Monday, 13 May 2013
treasure: one art, by elizabeth bishop
perhaps if losing is an art, then humankind is an artist.
I'll be perfectly honest with you- this poem is one I know from the movie 'In Her Shoes' starring Toni Colette and Cameron Diaz. Seeing as I only ever heard it in the scene when Cameron Diaz' character is learning to read, I have to say I didn't really take the poem in, as such. Possibly partly because I felt weirdly victorious about the fact that I could read, and this hot blonde leggy fictional character couldn't. Yeah, I get my kicks where I can.
I have been thinking quite a lot about this idea, that many things in life are intended to be lost, and that that's ok.
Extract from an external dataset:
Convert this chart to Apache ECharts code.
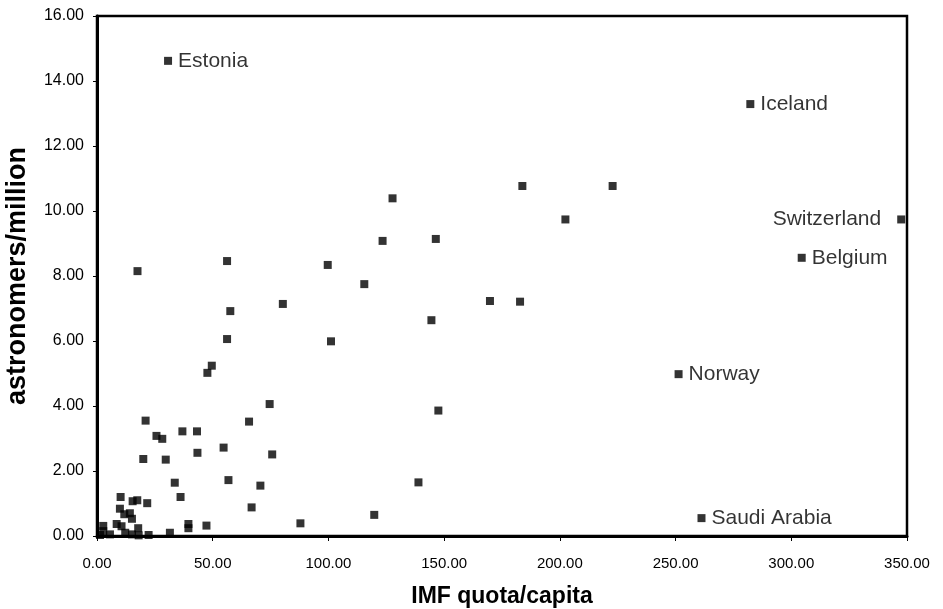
<!DOCTYPE html>
<html>
<head>
<meta charset="utf-8">
<script src="https://cdn.jsdelivr.net/npm/echarts@6/dist/echarts.min.js"></script>
<style>
html,body{margin:0;padding:0;background:#fff;}
#chart{width:943px;height:609px;}
</style>
</head>
<body>
<div id="chart"></div>
<script>
// Labelled countries
const countryNames = ["Estonia", "Iceland", "Switzerland", "Belgium", "Norway", "Saudi Arabia"];
const countryQuota = [30.7, 282.3, 347.5, 304.5, 251.3, 261.2];
const countryAstro = [14.62, 13.29, 9.74, 8.56, 4.98, 0.55];
const labelSide = ["right", "right", "left", "right", "right", "right"];

// Unlabelled countries
const otherQuota = [183.8, 222.8, 202.4, 127.7, 123.4, 146.4, 99.7, 115.5, 80.3, 144.5, 101.1, 147.5, 138.9, 119.8, 87.9, 169.8, 182.8,
  56.2, 57.6, 56.2, 49.6, 47.7, 74.6, 65.7, 21.0, 25.7, 28.2, 36.9, 43.2, 20.0, 29.7, 43.4, 54.7, 75.7, 33.6, 56.8, 70.6, 36.1, 66.8,
  10.2, 15.4, 17.4, 21.7, 9.9, 11.8, 14.2, 15.1, 39.5, 39.5, 47.3, 31.5, 2.7, 2.7, 8.5, 10.6, 17.8, 12.2, 15.1, 18.0, 22.3, 5.6, 1.3, 17.5];
const otherAstro = [10.77, 10.77, 9.74, 10.39, 9.08, 9.14, 8.34, 7.75, 7.14, 6.64, 5.99, 3.86, 1.65, 0.65, 0.39, 7.23, 7.21,
  8.46, 6.92, 6.06, 5.24, 5.02, 4.06, 3.52, 3.55, 3.08, 2.99, 3.22, 3.22, 2.37, 2.35, 2.56, 2.72, 2.51, 1.64, 1.72, 1.55, 1.20, 0.88,
  1.20, 1.07, 1.10, 1.01, 0.84, 0.67, 0.70, 0.53, 0.37, 0.24, 0.32, 0.10, 0.31, 0.15, 0.37, 0.30, 0.24, 0.10, 0.05, 0.02, 0.03, 0.05, 0.03, 8.15];

const xTitle = "IMF quota/capita";
const yTitle = "astronomers/million";

const font = "Liberation Sans, Arial, sans-serif";

const labelledData = countryNames.map((n, i) => ({
  name: n,
  value: [countryQuota[i], countryAstro[i]],
  label: {
    show: true,
    position: labelSide[i],
    formatter: '{b}',
    distance: labelSide[i] === 'left' ? 16 : 6,
    color: '#000',
    fontFamily: font,
    fontSize: 21
  }
}));
const otherData = otherQuota.map((x, i) => [x, otherAstro[i]]);

const chart = echarts.init(document.getElementById('chart'), null, {renderer: 'canvas'});
chart.setOption({
  animation: false,
  backgroundColor: '#fff',
  grid: {left: 97, right: 36, top: 16, bottom: 73, outerBoundsMode: 'none', containLabel: false,
         show: true, borderColor: '#000', borderWidth: 2.5, backgroundColor: 'transparent'},
  xAxis: {
    type: 'value', min: 0, max: 350, interval: 50,
    name: xTitle, nameLocation: 'middle', nameGap: 49,
    nameTextStyle: {fontFamily: font, fontSize: 23, fontWeight: 'bold', color: '#000'},
    axisLine: {show: true, onZero: false, lineStyle: {color: '#000', width: 3}},
    axisTick: {show: true, length: 5, lineStyle: {color: '#000', width: 1}},
    axisLabel: {color: '#000', fontFamily: font, fontSize: 15, margin: 20, formatter: v => v.toFixed(2)},
    splitLine: {show: false}
  },
  yAxis: {
    type: 'value', min: 0, max: 16, interval: 2,
    name: yTitle, nameLocation: 'middle', nameGap: 66, nameRotate: 90,
    nameTextStyle: {fontFamily: font, fontSize: 27, fontWeight: 'bold', color: '#000'},
    axisLine: {show: true, onZero: false, lineStyle: {color: '#000', width: 3}},
    axisTick: {show: true, length: 4, lineStyle: {color: '#000', width: 1}},
    axisLabel: {color: '#000', fontFamily: font, fontSize: 16, margin: 13, formatter: v => v.toFixed(2)},
    splitLine: {show: false}
  },
  series: [
    {type: 'scatter', symbol: 'rect', symbolSize: 8, itemStyle: {color: '#000'}, data: otherData},
    {type: 'scatter', symbol: 'rect', symbolSize: 8, itemStyle: {color: '#000'}, data: labelledData}
  ]
});
</script>
</body>
</html>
It's hard not to get caught up in the fury of having lost something you felt was important, something you assumed you'd have for a long time.
So, poem, I'm not meant to expect or want to hold onto anything forever? Forever is, after all, a very long time, and my hands are only very small and not always strong enough for holding. If you clasp a peach too tightly with your pointy fingers, there will be bruised flesh, and the peach won't be so sweet. If you hold a hand too tight, or a whole person, eventually there's discomfort, and they have to wriggle away from you. It's not cool to be the one who holds on.
I've hated letting go of lots of things in my life, and I'm certain I've left some bruises where I clung too tightly, hoping and wishing for a repreive, a change of heart, another chance. I've been the one to escape, sometimes by leaving a whole country, sometimes by leaving silence when someone's demanding answers.
But then I think, loss is what makes us want to create; to create art, to refill our senses with something. To fill that gap left after a loss. I have all the time in the world at the moment. I have plentiful space to fill, lots of time stretching empty. I've been filling it with different things: whole seasons of Californication (because my bad decisions don't look so bad when compared with Duchovny's Hank Moody), letters to my friends all over the world (alternating between sugar-coated and brutally honest, optimistic and heartbroken), whisky (because), situpsandchinupsandsquatsandrowingandsweat (distraction with hidden benefits like fitting back into your pants), and here, this, writing.
I spent a few months struck silent, but I've decided that I do want things in my life that I could lose at any time. How else would there be any words to say? What would I write about?
I'd like to write a bit more about loss; in manner of Elizabeth Bishop, all those little things you lose throughout your life. Maybe I'll get to it; I'll add it to the list of things I want to say.